We can already detect MD devices internally. But when using MD partitions,
these have "block extended major" (blkext) assigned (259). Blkext major
is also used in general, so we need to check whether the original device
is an MD device actually.
Fix for bug 619221 - log device splitting regression
An incorrect fix on July 13, 2010 for an annoyance has caused a regression.
The offending check-in was part of the 2.02.71 release of LVM. That
check-in caused any PVs specified on the command line to be ignored when
performing a mirror split.
This patch reverses the aforementioned check-in (solving the regressions)
and posits a new solution to the list reversal problem. The original
problem was that we would always take the lowest mimage LVs from a mirror
when performing a split, but what we really want is to take the highest
mimage LVs.

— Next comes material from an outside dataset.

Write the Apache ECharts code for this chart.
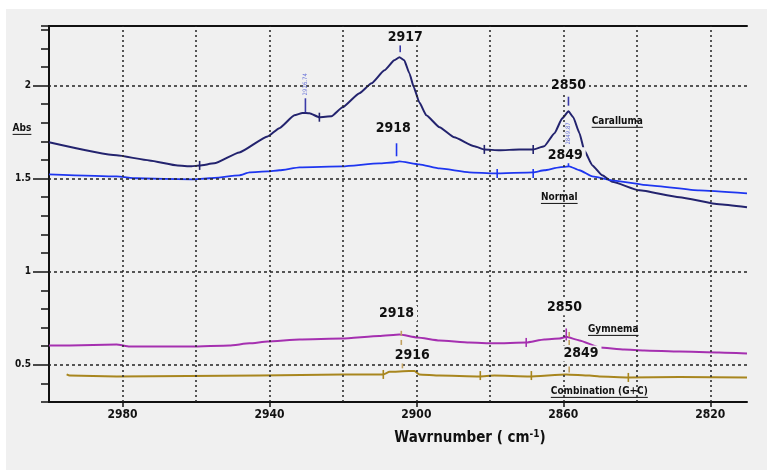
<!DOCTYPE html>
<html>
<head>
<meta charset="utf-8">
<script src="https://cdn.jsdelivr.net/npm/echarts@6/dist/echarts.min.js"></script>
<style>
html, body { margin: 0; padding: 0; background: #f0f0f0; }
#chart { width: 767px; height: 470px; }
</style>
</head>
<body>
<div id="chart"></div>
<script>
// wavenumber (cm-1), absorbance
var caralluma = [
    [3000, 1.695], [2981.6, 1.625], [2972.7, 1.598], [2965.0, 1.571], [2961.2, 1.566],
    [2959.0, 1.571], [2955.0, 1.582], [2948.2, 1.641], [2940.5, 1.727], [2937.3, 1.771],
    [2933.2, 1.840], [2931.0, 1.853], [2929.1, 1.851], [2926.4, 1.830], [2923.1, 1.835],
    [2920.1, 1.883], [2915.5, 1.959], [2912.2, 2.012], [2908.7, 2.082], [2906.0, 2.136],
    [2904.6, 2.152], [2903.3, 2.136], [2901.9, 2.066], [2900.7, 1.991], [2899.2, 1.910],
    [2897.3, 1.840], [2893.7, 1.776], [2889.7, 1.722], [2884.2, 1.674], [2881.5, 1.657],
    [2877.4, 1.652], [2872.0, 1.657], [2868.2, 1.657], [2865.2, 1.674], [2862.4, 1.744],
    [2860.3, 1.824], [2858.6, 1.862], [2857.3, 1.830], [2855.6, 1.744], [2854.3, 1.652],
    [2852.1, 1.571], [2849.4, 1.518], [2846.7, 1.483], [2839.3, 1.437], [2828.4, 1.400],
    [2817.6, 1.362], [2810, 1.346]
];
var normal = [
    [3000, 1.523], [2981.6, 1.512], [2976.2, 1.502], [2961.2, 1.496], [2956.3, 1.502],
    [2948.2, 1.518], [2945.4, 1.534], [2940.5, 1.539], [2937.3, 1.545], [2931.8, 1.561],
    [2920.1, 1.566], [2910.1, 1.582], [2906.0, 1.588], [2904.6, 1.593], [2899.2, 1.577],
    [2893.7, 1.555], [2885.6, 1.534], [2878.8, 1.528], [2868.2, 1.534], [2865.2, 1.545],
    [2861.1, 1.561], [2858.4, 1.566], [2855.6, 1.545], [2852.1, 1.512], [2846.7, 1.491],
    [2836.6, 1.464], [2823.0, 1.437], [2810, 1.421]
];
var gymnema = [
    [3000, 0.604], [2994.4, 0.604], [2981.6, 0.609], [2978.1, 0.598], [2961.2, 0.598],
    [2950.9, 0.604], [2945.4, 0.615], [2940.5, 0.625], [2931.8, 0.636], [2920.1, 0.641],
    [2910.1, 0.655], [2904.6, 0.663], [2899.7, 0.647], [2893.7, 0.631], [2885.6, 0.620],
    [2878.8, 0.615], [2870.1, 0.620], [2865.2, 0.636], [2861.1, 0.641], [2859.2, 0.650],
    [2855.6, 0.631], [2850.2, 0.593], [2843.4, 0.582], [2838.0, 0.577], [2828.4, 0.571],
    [2817.6, 0.566], [2810, 0.561]
];
var combination = [
    [2995.2, 0.448], [2994.4, 0.442], [2981.6, 0.437], [2942.7, 0.442], [2920.1, 0.448],
    [2909.0, 0.448], [2907.3, 0.462], [2902.0, 0.467], [2900.5, 0.467], [2899.2, 0.448],
    [2893.7, 0.442], [2882.9, 0.437], [2878.8, 0.442], [2869.3, 0.437], [2859.2, 0.448],
    [2852.9, 0.442], [2850.2, 0.437], [2842.3, 0.432], [2828.4, 0.434], [2810, 0.432]
];

// peak-pick markers sitting on each curve
var carallumaPicks = [[2959.0, 1.571], [2926.4, 1.830], [2881.5, 1.657], [2868.2, 1.657]];
var normalPicks = [[2878.0, 1.528], [2868.2, 1.528]];
var gymnemaPicks = [[2870.1, 0.620]];
var combinationPicks = [[2909.0, 0.448], [2882.6, 0.442], [2868.7, 0.442], [2842.3, 0.432]];

// leader ticks above peaks: [wavenumber, abs, length]
var carallumaLeaders = [[2904.4, 2.198, 7], [2858.6, 1.916, 9], [2930.2, 1.894, 14]];
var normalLeaders = [[2905.4, 1.655, 13], [2858.6, 1.582, 6]];
var gymnemaLeaders = [[2859.2, 0.663, 12]];
var combinationLeaders = [[2903.8, 0.497, 6], [2858.4, 0.475, 6], [2904.1, 0.669, 5], [2904.1, 0.620, 5], [2858.4, 0.663, 5], [2858.4, 0.620, 5]];

// peak wavenumber labels
var peakLabels = ['2917', '2918', '2850', '2849', '2918', '2916', '2850', '2849'];
var peakLabelAt = [
    [2903.0, 2.260], [2906.3, 1.771], [2858.6, 2.002], [2859.5, 1.626],
    [2905.4, 0.776], [2901.1, 0.550], [2859.7, 0.809], [2855.2, 0.561]
];
var smallLabels = ['2926.74', '2849.87'];
var smallLabelAt = [[2930.2, 2.007], [2858.6, 1.743]];

var seriesNames = ['Caralluma', 'Normal', 'Gymnema', 'Combination (G+C)'];
var seriesNameAt = [[2845.3, 1.808], [2861.1, 1.399], [2846.4, 0.690], [2850.2, 0.357]];

var xTickLabels = [2980, 2940, 2900, 2860, 2820];
var xGridLines = [2980, 2960, 2940, 2920, 2900, 2880, 2860, 2840, 2820];
var yTickLabels = [0.5, 1, 1.5, 2];

var FONT = '"DejaVu Sans Condensed", "Liberation Sans Narrow", "DejaVu Sans", sans-serif';
var INK = '#111';
var COLORS = ['#23236e', '#1e36f0', '#a530b0', '#a8861e'];

var chart = echarts.init(document.getElementById('chart'));

function pickMarks(points, color) {
    return points.map(function (p) {
        return { coord: [p[0], p[1]], symbol: 'rect', symbolSize: [1.6, 9], itemStyle: { color: color } };
    });
}
function leaderMarks(points, color) {
    return points.map(function (p) {
        return { coord: [p[0], p[1]], symbol: 'rect', symbolSize: [1.6, p[2]], itemStyle: { color: color } };
    });
}

function curve(name, data, color, width, marks) {
    return {
        name: name,
        type: 'line',
        data: data,
        symbol: 'none',
        smooth: 0.15,
        smoothMonotone: 'x',
        z: 3,
        lineStyle: { color: color, width: width, join: 'round' },
        itemStyle: { color: color },
        markPoint: { silent: true, animation: false, label: { show: false }, data: marks }
    };
}

var textMarks = peakLabels.map(function (t, i) {
    return {
        coord: peakLabelAt[i], symbol: 'rect', symbolSize: 1, itemStyle: { color: 'rgba(0,0,0,0)' },
        label: {
            show: true, position: 'inside', formatter: t, color: INK, fontFamily: FONT,
            fontWeight: 'bold', fontSize: 14, backgroundColor: '#f0f0f0', padding: [1, 3]
        }
    };
}).concat(smallLabels.map(function (t, i) {
    return {
        coord: smallLabelAt[i], symbol: 'rect', symbolSize: 1, itemStyle: { color: 'rgba(0,0,0,0)' },
        label: {
            show: true, position: 'inside', formatter: t, rotate: 90, color: '#6a74d8',
            fontFamily: FONT, fontSize: 6
        }
    };
}));

var gridMarks = xGridLines.map(function (v) {
    return { xAxis: v, lineStyle: { type: [2, 3] } };
}).concat(yTickLabels.map(function (v) {
    return { yAxis: v, lineStyle: { type: [3, 3] } };
}));

function plain(v) { return String(v); }

var option = {
    backgroundColor: '#f0f0f0',
    animation: false,
    grid: { left: 49, top: 26, width: 698, height: 376 },
    xAxis: [{
        type: 'value', min: 2810, max: 3000, inverse: true, position: 'bottom',
        axisLine: { show: true, onZero: false, lineStyle: { color: INK, width: 2 } },
        axisTick: { show: true, customValues: xTickLabels, length: 5, lineStyle: { color: INK, width: 1.5 } },
        axisLabel: { show: true, customValues: xTickLabels, formatter: plain, color: INK, fontFamily: FONT, fontWeight: 'bold', fontSize: 12, margin: 7 },
        splitLine: { show: false },
        name: 'Wavrnumber ( cm{sup|-1})',
        nameLocation: 'middle',
        nameGap: 27,
        nameTextStyle: {
            color: INK, fontFamily: FONT, fontWeight: 'bold', fontSize: 15, padding: [0, 0, 0, 144],
            rich: { sup: { fontSize: 10, fontWeight: 'bold', fontFamily: FONT, color: INK, verticalAlign: 'top', padding: [0, 0, 8, 0] } }
        }
    }, {
        type: 'value', min: 2810, max: 3000, inverse: true, position: 'top',
        axisLine: { show: true, onZero: false, lineStyle: { color: INK, width: 2 } },
        axisTick: { show: false }, axisLabel: { show: false }, splitLine: { show: false }
    }],
    yAxis: [{
        type: 'value', min: 0.3, max: 2.32, interval: 0.1, position: 'left',
        axisLine: { show: true, onZero: false, lineStyle: { color: INK, width: 2 } },
        axisTick: { show: true, length: 8, lineStyle: { color: INK, width: 1.5 } },
        axisLabel: { show: false },
        splitLine: { show: false }
    }, {
        type: 'value', min: 0.3, max: 2.32, position: 'left',
        axisLine: { show: false },
        axisTick: { show: true, customValues: yTickLabels, length: 16, lineStyle: { color: INK, width: 1.5 } },
        axisLabel: { show: true, customValues: yTickLabels, formatter: plain, margin: 18, color: INK, fontFamily: FONT, fontWeight: 'bold', fontSize: 10 },
        splitLine: { show: false }
    }],
    series: [
        {
            name: 'grid', type: 'line', data: [], silent: true, z: 1,
            markLine: {
                silent: true, animation: false, symbol: 'none', label: { show: false },
                lineStyle: { color: '#222', width: 1.5 },
                data: gridMarks
            }
        },
        curve(seriesNames[0], caralluma, COLORS[0], 2, pickMarks(carallumaPicks, COLORS[0]).concat(leaderMarks(carallumaLeaders, '#3a3aa8'))),
        curve(seriesNames[1], normal, COLORS[1], 1.8, pickMarks(normalPicks, COLORS[1]).concat(leaderMarks(normalLeaders, COLORS[1]))),
        curve(seriesNames[2], gymnema, COLORS[2], 2, pickMarks(gymnemaPicks, COLORS[2]).concat(leaderMarks(gymnemaLeaders, COLORS[2]))),
        curve(seriesNames[3], combination, COLORS[3], 2, pickMarks(combinationPicks, COLORS[3]).concat(leaderMarks(combinationLeaders, '#c0a060'))),
        {
            name: 'notes', type: 'line', data: [], silent: true, z: 5,
            markPoint: { silent: true, animation: false, label: { show: false }, data: textMarks }
        }
    ]
};
chart.setOption(option);

// underlined curve names and the "Abs" title, placed through the axes
var ctx = document.createElement('canvas').getContext('2d');
function textWidth(t, size) {
    ctx.font = 'bold ' + size + 'px ' + FONT;
    return ctx.measureText(t).width;
}
function underlinedText(t, x, y, size) {
    var w = textWidth(t, size);
    return [{
        type: 'text', x: x, y: y, z: 20,
        style: {
            text: t, fill: INK, font: 'bold ' + size + 'px ' + FONT,
            textAlign: 'center', textVerticalAlign: 'middle', align: 'center', verticalAlign: 'middle'
        }
    }, {
        type: 'line', z: 20,
        shape: { x1: x - w / 2, y1: y + size / 2 + 1, x2: x + w / 2, y2: y + size / 2 + 1 },
        style: { stroke: INK, lineWidth: 1 }
    }];
}

var graphics = [
    { type: 'rect', shape: { x: 0, y: 0, width: 767, height: 9 }, style: { fill: '#ffffff' }, z: 0 },
    { type: 'rect', shape: { x: 0, y: 0, width: 6, height: 470 }, style: { fill: '#ffffff' }, z: 0 }
];
seriesNames.forEach(function (n, i) {
    var p = chart.convertToPixel({ xAxisIndex: 0, yAxisIndex: 0 }, seriesNameAt[i]);
    graphics = graphics.concat(underlinedText(n, p[0], p[1], 10));
});
var absY = chart.convertToPixel({ yAxisIndex: 0 }, 1.77);
graphics = graphics.concat(underlinedText('Abs', 22, absY, 10));

chart.setOption({ graphic: graphics });
</script>
</body>
</html>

This patch accomplishes that by working through the list in
reverse order - choosing the higher numbered mimages first. (This also
reduces the amount of processing necessary.)
Signed-off-by: Jonathan Brassow <jbrassow@redhat.com> Reviewed-by: Takahiro Yasui <takahiro.yasui@hds.com>
A misunderstanding of the return value of 'dm_bit' has been causing a data
corruption bug in cmirror. 'dm_bit' is only ever used as a boolean operation
within LVM, but it can return a range of values. If the bit is set, a power of
2 is returned. If the bit is unset, 0 is returned.
'log_test_bit' (a function in the cluster mirror log daemon code) has switched
to using the dm bit operations in rhel6. There are two places in the daemon
code where 'log_test_bit' is not used merely as a boolean, but rather the
return value is used as the return value for the log functions 'is_clean' and
'in_sync' - having assumed that 'dm_bit' was returning 0 or 1 only.
One place the 'in_sync' function is utilized is in 'dm_rh_get_state' - a
function that informs the mirroring code how to treat I/O and which devices to
read/write from. 'dm_rh_get_state' was checking if the return value of
'in_sync' was 1 to determine if the region was DM_RH_CLEAN. Since 'dm_bit'
(and by extension 'log_test_bit' and 'in_sync') was returning powers of 2,
DM_RH_CLEAN was rarely being reported as it should have been. Thinking the
region was out-of-sync, the mirroring code would write only to the primary
device. When the primary device was failed, all of those writes were lost -
leaving the entire mirror corrupted.